Problem description: Everything in the data should be repeated exactly, save for the images.
* start Data section *
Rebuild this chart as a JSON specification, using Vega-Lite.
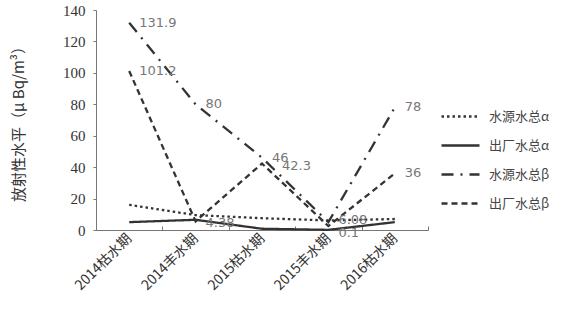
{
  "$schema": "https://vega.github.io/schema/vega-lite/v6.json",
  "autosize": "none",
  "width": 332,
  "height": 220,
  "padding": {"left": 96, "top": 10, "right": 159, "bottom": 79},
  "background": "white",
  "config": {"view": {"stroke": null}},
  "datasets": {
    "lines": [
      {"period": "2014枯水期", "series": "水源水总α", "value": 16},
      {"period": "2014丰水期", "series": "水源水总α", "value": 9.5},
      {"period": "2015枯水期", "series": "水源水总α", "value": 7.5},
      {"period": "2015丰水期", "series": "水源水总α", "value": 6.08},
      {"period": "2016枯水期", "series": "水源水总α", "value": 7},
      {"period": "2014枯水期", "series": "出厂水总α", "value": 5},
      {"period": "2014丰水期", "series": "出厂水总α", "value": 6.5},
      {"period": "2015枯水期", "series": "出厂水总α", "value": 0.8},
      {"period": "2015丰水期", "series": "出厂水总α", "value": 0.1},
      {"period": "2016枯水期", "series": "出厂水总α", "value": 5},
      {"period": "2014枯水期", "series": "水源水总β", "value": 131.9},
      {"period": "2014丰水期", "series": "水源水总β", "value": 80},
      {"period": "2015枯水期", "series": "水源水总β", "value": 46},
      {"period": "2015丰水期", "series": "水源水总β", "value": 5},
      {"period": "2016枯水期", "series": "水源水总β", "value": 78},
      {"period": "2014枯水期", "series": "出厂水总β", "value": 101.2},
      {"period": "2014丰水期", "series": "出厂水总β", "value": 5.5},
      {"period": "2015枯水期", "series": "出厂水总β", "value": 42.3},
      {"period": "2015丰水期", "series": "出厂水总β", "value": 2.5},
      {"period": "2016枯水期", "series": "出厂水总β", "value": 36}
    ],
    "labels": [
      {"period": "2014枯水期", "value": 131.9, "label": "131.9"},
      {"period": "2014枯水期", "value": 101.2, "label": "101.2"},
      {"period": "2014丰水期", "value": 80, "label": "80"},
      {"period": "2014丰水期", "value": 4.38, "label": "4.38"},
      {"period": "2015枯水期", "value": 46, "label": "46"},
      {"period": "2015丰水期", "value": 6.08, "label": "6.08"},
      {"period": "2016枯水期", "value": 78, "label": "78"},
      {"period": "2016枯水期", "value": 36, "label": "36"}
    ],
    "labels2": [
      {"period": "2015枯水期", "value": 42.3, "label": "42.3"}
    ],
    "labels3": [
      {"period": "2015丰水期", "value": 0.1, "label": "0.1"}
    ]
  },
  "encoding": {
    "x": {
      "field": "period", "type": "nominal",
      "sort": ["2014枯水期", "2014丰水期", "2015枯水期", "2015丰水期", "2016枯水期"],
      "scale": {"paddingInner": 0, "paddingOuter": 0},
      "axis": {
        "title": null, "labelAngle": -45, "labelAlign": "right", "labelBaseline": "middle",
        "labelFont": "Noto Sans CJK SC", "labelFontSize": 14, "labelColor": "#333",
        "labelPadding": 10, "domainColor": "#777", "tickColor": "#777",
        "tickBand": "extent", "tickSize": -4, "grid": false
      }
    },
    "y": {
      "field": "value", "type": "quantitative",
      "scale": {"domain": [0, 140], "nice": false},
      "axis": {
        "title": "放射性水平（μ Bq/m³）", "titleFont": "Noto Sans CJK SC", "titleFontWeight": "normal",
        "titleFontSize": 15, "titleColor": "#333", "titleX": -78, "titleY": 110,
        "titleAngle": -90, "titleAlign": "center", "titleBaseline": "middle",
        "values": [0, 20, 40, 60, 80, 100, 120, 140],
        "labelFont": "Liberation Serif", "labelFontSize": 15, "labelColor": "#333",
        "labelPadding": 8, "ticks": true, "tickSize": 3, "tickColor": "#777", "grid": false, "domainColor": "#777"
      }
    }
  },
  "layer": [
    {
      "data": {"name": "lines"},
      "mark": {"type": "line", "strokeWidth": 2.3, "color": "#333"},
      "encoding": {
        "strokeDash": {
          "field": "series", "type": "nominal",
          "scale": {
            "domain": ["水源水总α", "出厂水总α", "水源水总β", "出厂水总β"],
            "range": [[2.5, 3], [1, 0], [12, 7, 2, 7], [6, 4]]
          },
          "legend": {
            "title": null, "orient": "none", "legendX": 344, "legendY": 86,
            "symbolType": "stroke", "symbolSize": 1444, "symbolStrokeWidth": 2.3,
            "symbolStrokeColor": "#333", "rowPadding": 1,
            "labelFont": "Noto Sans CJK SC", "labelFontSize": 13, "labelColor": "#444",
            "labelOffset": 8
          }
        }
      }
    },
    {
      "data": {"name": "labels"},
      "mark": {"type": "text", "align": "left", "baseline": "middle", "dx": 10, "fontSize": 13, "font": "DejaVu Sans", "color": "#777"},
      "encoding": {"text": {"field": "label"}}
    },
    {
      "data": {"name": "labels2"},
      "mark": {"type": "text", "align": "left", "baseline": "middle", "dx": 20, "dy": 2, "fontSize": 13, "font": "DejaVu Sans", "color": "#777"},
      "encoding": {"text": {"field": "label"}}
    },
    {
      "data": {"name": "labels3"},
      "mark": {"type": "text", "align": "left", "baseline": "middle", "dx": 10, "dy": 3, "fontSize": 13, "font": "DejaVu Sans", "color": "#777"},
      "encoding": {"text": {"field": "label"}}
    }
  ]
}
* end Data section *
Exercise solution:
Rebuild this chart as a JSON specification, using Vega-Lite.
{
  "$schema": "https://vega.github.io/schema/vega-lite/v6.json",
  "autosize": "none",
  "width": 332,
  "height": 220,
  "padding": {"left": 96, "top": 10, "right": 159, "bottom": 79},
  "background": "white",
  "config": {"view": {"stroke": null}},
  "datasets": {
    "lines": [
      {"period": "2014枯水期", "series": "水源水总α", "value": 16},
      {"period": "2014丰水期", "series": "水源水总α", "value": 9.5},
      {"period": "2015枯水期", "series": "水源水总α", "value": 7.5},
      {"period": "2015丰水期", "series": "水源水总α", "value": 6.08},
      {"period": "2016枯水期", "series": "水源水总α", "value": 7},
      {"period": "2014枯水期", "series": "出厂水总α", "value": 5},
      {"period": "2014丰水期", "series": "出厂水总α", "value": 6.5},
      {"period": "2015枯水期", "series": "出厂水总α", "value": 0.8},
      {"period": "2015丰水期", "series": "出厂水总α", "value": 0.1},
      {"period": "2016枯水期", "series": "出厂水总α", "value": 5},
      {"period": "2014枯水期", "series": "水源水总β", "value": 131.9},
      {"period": "2014丰水期", "series": "水源水总β", "value": 80},
      {"period": "2015枯水期", "series": "水源水总β", "value": 46},
      {"period": "2015丰水期", "series": "水源水总β", "value": 5},
      {"period": "2016枯水期", "series": "水源水总β", "value": 78},
      {"period": "2014枯水期", "series": "出厂水总β", "value": 101.2},
      {"period": "2014丰水期", "series": "出厂水总β", "value": 5.5},
      {"period": "2015枯水期", "series": "出厂水总β", "value": 42.3},
      {"period": "2015丰水期", "series": "出厂水总β", "value": 2.5},
      {"period": "2016枯水期", "series": "出厂水总β", "value": 36}
    ],
    "labels": [
      {"period": "2014枯水期", "value": 131.9, "label": "131.9"},
      {"period": "2014枯水期", "value": 101.2, "label": "101.2"},
      {"period": "2014丰水期", "value": 80, "label": "80"},
      {"period": "2014丰水期", "value": 4.38, "label": "4.38"},
      {"period": "2015枯水期", "value": 46, "label": "46"},
      {"period": "2015丰水期", "value": 6.08, "label": "6.08"},
      {"period": "2016枯水期", "value": 78, "label": "78"},
      {"period": "2016枯水期", "value": 36, "label": "36"}
    ],
    "labels2": [
      {"period": "2015枯水期", "value": 42.3, "label": "42.3"}
    ],
    "labels3": [
      {"period": "2015丰水期", "value": 0.1, "label": "0.1"}
    ]
  },
  "encoding": {
    "x": {
      "field": "period", "type": "nominal",
      "sort": ["2014枯水期", "2014丰水期", "2015枯水期", "2015丰水期", "2016枯水期"],
      "scale": {"paddingInner": 0, "paddingOuter": 0},
      "axis": {
        "title": null, "labelAngle": -45, "labelAlign": "right", "labelBaseline": "middle",
        "labelFont": "Noto Sans CJK SC", "labelFontSize": 14, "labelColor": "#333",
        "labelPadding": 10, "domainColor": "#777", "tickColor": "#777",
        "tickBand": "extent", "tickSize": -4, "grid": false
      }
    },
    "y": {
      "field": "value", "type": "quantitative",
      "scale": {"domain": [0, 140], "nice": false},
      "axis": {
        "title": "放射性水平（μ Bq/m³）", "titleFont": "Noto Sans CJK SC", "titleFontWeight": "normal",
        "titleFontSize": 15, "titleColor": "#333", "titleX": -78, "titleY": 110,
        "titleAngle": -90, "titleAlign": "center", "titleBaseline": "middle",
        "values": [0, 20, 40, 60, 80, 100, 120, 140],
        "labelFont": "Liberation Serif", "labelFontSize": 15, "labelColor": "#333",
        "labelPadding": 8, "ticks": true, "tickSize": 3, "tickColor": "#777", "grid": false, "domainColor": "#777"
      }
    }
  },
  "layer": [
    {
      "data": {"name": "lines"},
      "mark": {"type": "line", "strokeWidth": 2.3, "color": "#333"},
      "encoding": {
        "strokeDash": {
          "field": "series", "type": "nominal",
          "scale": {
            "domain": ["水源水总α", "出厂水总α", "水源水总β", "出厂水总β"],
            "range": [[2.5, 3], [1, 0], [12, 7, 2, 7], [6, 4]]
          },
          "legend": {
            "title": null, "orient": "none", "legendX": 344, "legendY": 86,
            "symbolType": "stroke", "symbolSize": 1444, "symbolStrokeWidth": 2.3,
            "symbolStrokeColor": "#333", "rowPadding": 1,
            "labelFont": "Noto Sans CJK SC", "labelFontSize": 13, "labelColor": "#444",
            "labelOffset": 8
          }
        }
      }
    },
    {
      "data": {"name": "labels"},
      "mark": {"type": "text", "align": "left", "baseline": "middle", "dx": 10, "fontSize": 13, "font": "DejaVu Sans", "color": "#777"},
      "encoding": {"text": {"field": "label"}}
    },
    {
      "data": {"name": "labels2"},
      "mark": {"type": "text", "align": "left", "baseline": "middle", "dx": 20, "dy": 2, "fontSize": 13, "font": "DejaVu Sans", "color": "#777"},
      "encoding": {"text": {"field": "label"}}
    },
    {
      "data": {"name": "labels3"},
      "mark": {"type": "text", "align": "left", "baseline": "middle", "dx": 10, "dy": 3, "fontSize": 13, "font": "DejaVu Sans", "color": "#777"},
      "encoding": {"text": {"field": "label"}}
    }
  ]
}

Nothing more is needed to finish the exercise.